▸ WHAT THE EXERCISE ASKS
Leave out the pictures and retype only the lines from the opening line to the line that holds "const PLOT_BOTTOM = 447;", both ends included.

▸ MATERIAL
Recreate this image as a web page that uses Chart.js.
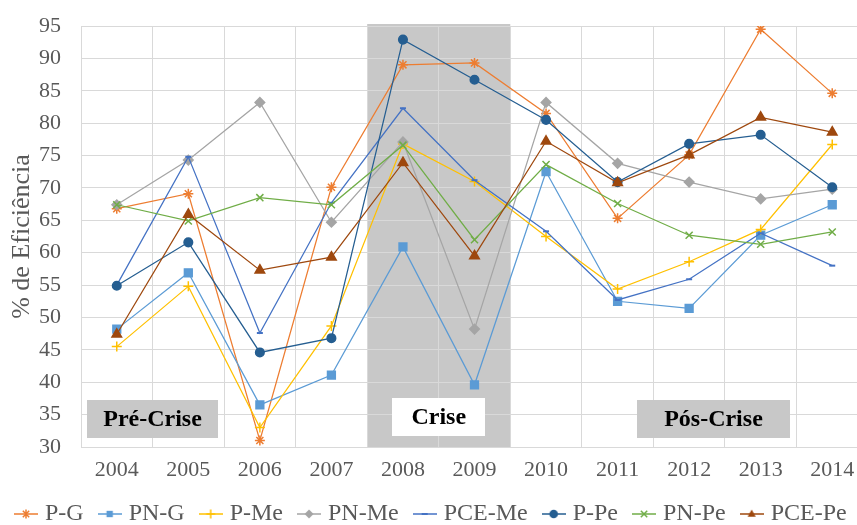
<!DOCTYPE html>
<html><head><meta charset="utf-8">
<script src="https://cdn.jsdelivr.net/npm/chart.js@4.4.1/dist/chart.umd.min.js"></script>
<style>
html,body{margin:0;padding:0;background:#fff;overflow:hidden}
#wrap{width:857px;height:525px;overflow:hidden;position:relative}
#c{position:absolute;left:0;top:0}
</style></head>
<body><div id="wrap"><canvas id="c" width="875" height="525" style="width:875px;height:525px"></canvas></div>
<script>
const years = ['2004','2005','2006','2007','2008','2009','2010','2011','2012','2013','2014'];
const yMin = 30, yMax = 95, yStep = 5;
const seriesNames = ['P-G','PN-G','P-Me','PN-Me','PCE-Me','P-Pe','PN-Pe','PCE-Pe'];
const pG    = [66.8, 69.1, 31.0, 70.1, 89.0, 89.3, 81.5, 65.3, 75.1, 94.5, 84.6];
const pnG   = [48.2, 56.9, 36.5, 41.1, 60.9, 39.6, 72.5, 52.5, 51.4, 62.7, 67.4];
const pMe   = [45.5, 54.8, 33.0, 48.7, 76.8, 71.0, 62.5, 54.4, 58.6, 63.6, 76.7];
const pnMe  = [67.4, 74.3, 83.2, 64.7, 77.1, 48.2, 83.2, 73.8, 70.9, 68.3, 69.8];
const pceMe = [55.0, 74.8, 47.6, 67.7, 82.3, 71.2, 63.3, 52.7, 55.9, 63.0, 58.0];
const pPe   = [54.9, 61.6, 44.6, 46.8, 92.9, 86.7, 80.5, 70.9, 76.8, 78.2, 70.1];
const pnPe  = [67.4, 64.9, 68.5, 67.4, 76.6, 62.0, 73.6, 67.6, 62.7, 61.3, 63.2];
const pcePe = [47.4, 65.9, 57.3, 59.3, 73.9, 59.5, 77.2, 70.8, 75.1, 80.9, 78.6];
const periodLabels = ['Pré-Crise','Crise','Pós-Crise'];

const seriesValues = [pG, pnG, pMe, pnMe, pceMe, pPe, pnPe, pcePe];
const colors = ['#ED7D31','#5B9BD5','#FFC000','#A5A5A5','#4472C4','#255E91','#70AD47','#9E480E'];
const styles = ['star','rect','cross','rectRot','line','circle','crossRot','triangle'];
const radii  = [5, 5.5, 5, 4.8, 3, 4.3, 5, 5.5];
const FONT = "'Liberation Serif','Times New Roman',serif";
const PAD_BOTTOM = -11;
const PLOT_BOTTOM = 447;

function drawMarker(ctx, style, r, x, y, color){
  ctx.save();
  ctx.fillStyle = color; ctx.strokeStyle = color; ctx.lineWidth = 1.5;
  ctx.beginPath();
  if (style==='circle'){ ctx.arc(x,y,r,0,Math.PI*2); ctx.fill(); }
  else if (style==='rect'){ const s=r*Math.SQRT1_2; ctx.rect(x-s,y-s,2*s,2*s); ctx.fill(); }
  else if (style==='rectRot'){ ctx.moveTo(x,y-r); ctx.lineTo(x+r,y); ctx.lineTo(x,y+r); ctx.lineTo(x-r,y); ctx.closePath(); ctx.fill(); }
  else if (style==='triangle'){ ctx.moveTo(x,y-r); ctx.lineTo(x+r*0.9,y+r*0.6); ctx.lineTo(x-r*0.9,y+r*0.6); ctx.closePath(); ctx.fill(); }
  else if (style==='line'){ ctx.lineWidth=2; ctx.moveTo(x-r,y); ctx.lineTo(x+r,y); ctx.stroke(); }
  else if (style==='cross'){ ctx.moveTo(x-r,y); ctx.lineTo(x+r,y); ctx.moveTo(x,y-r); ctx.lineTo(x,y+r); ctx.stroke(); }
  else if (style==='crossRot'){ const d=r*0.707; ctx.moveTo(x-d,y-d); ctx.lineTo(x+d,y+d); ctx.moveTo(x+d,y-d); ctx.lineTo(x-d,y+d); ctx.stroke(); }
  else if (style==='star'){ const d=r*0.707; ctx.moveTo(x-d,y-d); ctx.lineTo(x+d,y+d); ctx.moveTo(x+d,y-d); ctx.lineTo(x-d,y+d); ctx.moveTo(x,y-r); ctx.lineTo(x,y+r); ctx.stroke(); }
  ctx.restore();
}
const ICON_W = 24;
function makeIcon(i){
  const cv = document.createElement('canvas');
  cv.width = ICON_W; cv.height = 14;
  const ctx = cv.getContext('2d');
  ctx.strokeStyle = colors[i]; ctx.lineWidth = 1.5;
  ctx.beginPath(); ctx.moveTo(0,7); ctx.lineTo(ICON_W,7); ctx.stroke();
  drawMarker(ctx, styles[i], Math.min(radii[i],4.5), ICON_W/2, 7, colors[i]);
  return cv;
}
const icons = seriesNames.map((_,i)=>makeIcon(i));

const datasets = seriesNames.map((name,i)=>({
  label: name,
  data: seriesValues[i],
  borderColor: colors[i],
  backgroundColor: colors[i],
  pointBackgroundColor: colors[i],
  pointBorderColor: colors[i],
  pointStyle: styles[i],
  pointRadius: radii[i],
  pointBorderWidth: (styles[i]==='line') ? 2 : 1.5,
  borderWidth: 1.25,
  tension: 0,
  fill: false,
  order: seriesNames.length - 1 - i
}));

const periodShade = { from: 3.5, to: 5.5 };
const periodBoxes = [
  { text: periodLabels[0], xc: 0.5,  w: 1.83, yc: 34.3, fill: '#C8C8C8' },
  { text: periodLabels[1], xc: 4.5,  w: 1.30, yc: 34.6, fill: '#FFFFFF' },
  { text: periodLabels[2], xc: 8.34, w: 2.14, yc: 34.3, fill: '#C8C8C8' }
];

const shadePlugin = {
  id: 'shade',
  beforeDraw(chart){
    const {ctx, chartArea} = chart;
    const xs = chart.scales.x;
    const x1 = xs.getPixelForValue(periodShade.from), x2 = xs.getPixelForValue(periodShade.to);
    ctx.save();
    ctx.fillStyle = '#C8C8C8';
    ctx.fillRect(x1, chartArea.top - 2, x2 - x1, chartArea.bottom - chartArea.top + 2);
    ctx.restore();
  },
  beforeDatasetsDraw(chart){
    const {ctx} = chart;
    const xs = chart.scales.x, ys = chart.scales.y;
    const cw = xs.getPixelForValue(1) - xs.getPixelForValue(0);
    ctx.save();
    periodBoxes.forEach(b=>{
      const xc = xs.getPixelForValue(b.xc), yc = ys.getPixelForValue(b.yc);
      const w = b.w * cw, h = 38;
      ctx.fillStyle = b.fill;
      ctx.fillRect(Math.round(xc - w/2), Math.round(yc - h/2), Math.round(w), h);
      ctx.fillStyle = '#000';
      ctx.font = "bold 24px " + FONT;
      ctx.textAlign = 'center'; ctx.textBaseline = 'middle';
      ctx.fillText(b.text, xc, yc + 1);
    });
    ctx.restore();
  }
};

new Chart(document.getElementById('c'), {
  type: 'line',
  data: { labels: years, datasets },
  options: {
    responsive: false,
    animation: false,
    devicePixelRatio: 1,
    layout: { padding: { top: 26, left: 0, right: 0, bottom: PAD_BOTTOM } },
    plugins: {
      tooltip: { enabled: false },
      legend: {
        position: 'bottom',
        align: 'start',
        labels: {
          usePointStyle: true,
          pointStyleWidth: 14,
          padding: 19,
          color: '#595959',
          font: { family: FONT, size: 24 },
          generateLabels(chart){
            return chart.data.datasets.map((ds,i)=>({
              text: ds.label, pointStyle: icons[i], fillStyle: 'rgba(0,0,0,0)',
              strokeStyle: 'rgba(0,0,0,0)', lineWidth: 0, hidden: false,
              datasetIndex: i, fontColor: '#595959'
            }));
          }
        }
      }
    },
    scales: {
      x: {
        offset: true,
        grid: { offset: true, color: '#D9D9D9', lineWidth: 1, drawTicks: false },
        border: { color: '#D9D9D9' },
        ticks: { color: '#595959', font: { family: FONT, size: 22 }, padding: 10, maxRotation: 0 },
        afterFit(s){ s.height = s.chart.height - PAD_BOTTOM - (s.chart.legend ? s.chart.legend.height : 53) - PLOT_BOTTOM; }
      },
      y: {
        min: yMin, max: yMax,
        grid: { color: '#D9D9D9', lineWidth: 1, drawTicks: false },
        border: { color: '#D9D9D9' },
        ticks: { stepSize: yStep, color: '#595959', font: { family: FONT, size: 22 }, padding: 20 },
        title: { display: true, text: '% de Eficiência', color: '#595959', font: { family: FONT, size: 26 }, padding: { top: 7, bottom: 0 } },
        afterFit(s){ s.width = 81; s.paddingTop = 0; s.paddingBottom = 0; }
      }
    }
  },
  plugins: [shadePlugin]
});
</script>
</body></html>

▸ TASK RESPONSE
Recreate this image as a web page that uses Chart.js.
<!DOCTYPE html>
<html><head><meta charset="utf-8">
<script src="https://cdn.jsdelivr.net/npm/chart.js@4.4.1/dist/chart.umd.min.js"></script>
<style>
html,body{margin:0;padding:0;background:#fff;overflow:hidden}
#wrap{width:857px;height:525px;overflow:hidden;position:relative}
#c{position:absolute;left:0;top:0}
</style></head>
<body><div id="wrap"><canvas id="c" width="875" height="525" style="width:875px;height:525px"></canvas></div>
<script>
const years = ['2004','2005','2006','2007','2008','2009','2010','2011','2012','2013','2014'];
const yMin = 30, yMax = 95, yStep = 5;
const seriesNames = ['P-G','PN-G','P-Me','PN-Me','PCE-Me','P-Pe','PN-Pe','PCE-Pe'];
const pG    = [66.8, 69.1, 31.0, 70.1, 89.0, 89.3, 81.5, 65.3, 75.1, 94.5, 84.6];
const pnG   = [48.2, 56.9, 36.5, 41.1, 60.9, 39.6, 72.5, 52.5, 51.4, 62.7, 67.4];
const pMe   = [45.5, 54.8, 33.0, 48.7, 76.8, 71.0, 62.5, 54.4, 58.6, 63.6, 76.7];
const pnMe  = [67.4, 74.3, 83.2, 64.7, 77.1, 48.2, 83.2, 73.8, 70.9, 68.3, 69.8];
const pceMe = [55.0, 74.8, 47.6, 67.7, 82.3, 71.2, 63.3, 52.7, 55.9, 63.0, 58.0];
const pPe   = [54.9, 61.6, 44.6, 46.8, 92.9, 86.7, 80.5, 70.9, 76.8, 78.2, 70.1];
const pnPe  = [67.4, 64.9, 68.5, 67.4, 76.6, 62.0, 73.6, 67.6, 62.7, 61.3, 63.2];
const pcePe = [47.4, 65.9, 57.3, 59.3, 73.9, 59.5, 77.2, 70.8, 75.1, 80.9, 78.6];
const periodLabels = ['Pré-Crise','Crise','Pós-Crise'];

const seriesValues = [pG, pnG, pMe, pnMe, pceMe, pPe, pnPe, pcePe];
const colors = ['#ED7D31','#5B9BD5','#FFC000','#A5A5A5','#4472C4','#255E91','#70AD47','#9E480E'];
const styles = ['star','rect','cross','rectRot','line','circle','crossRot','triangle'];
const radii  = [5, 5.5, 5, 4.8, 3, 4.3, 5, 5.5];
const FONT = "'Liberation Serif','Times New Roman',serif";
const PAD_BOTTOM = -11;
const PLOT_BOTTOM = 447;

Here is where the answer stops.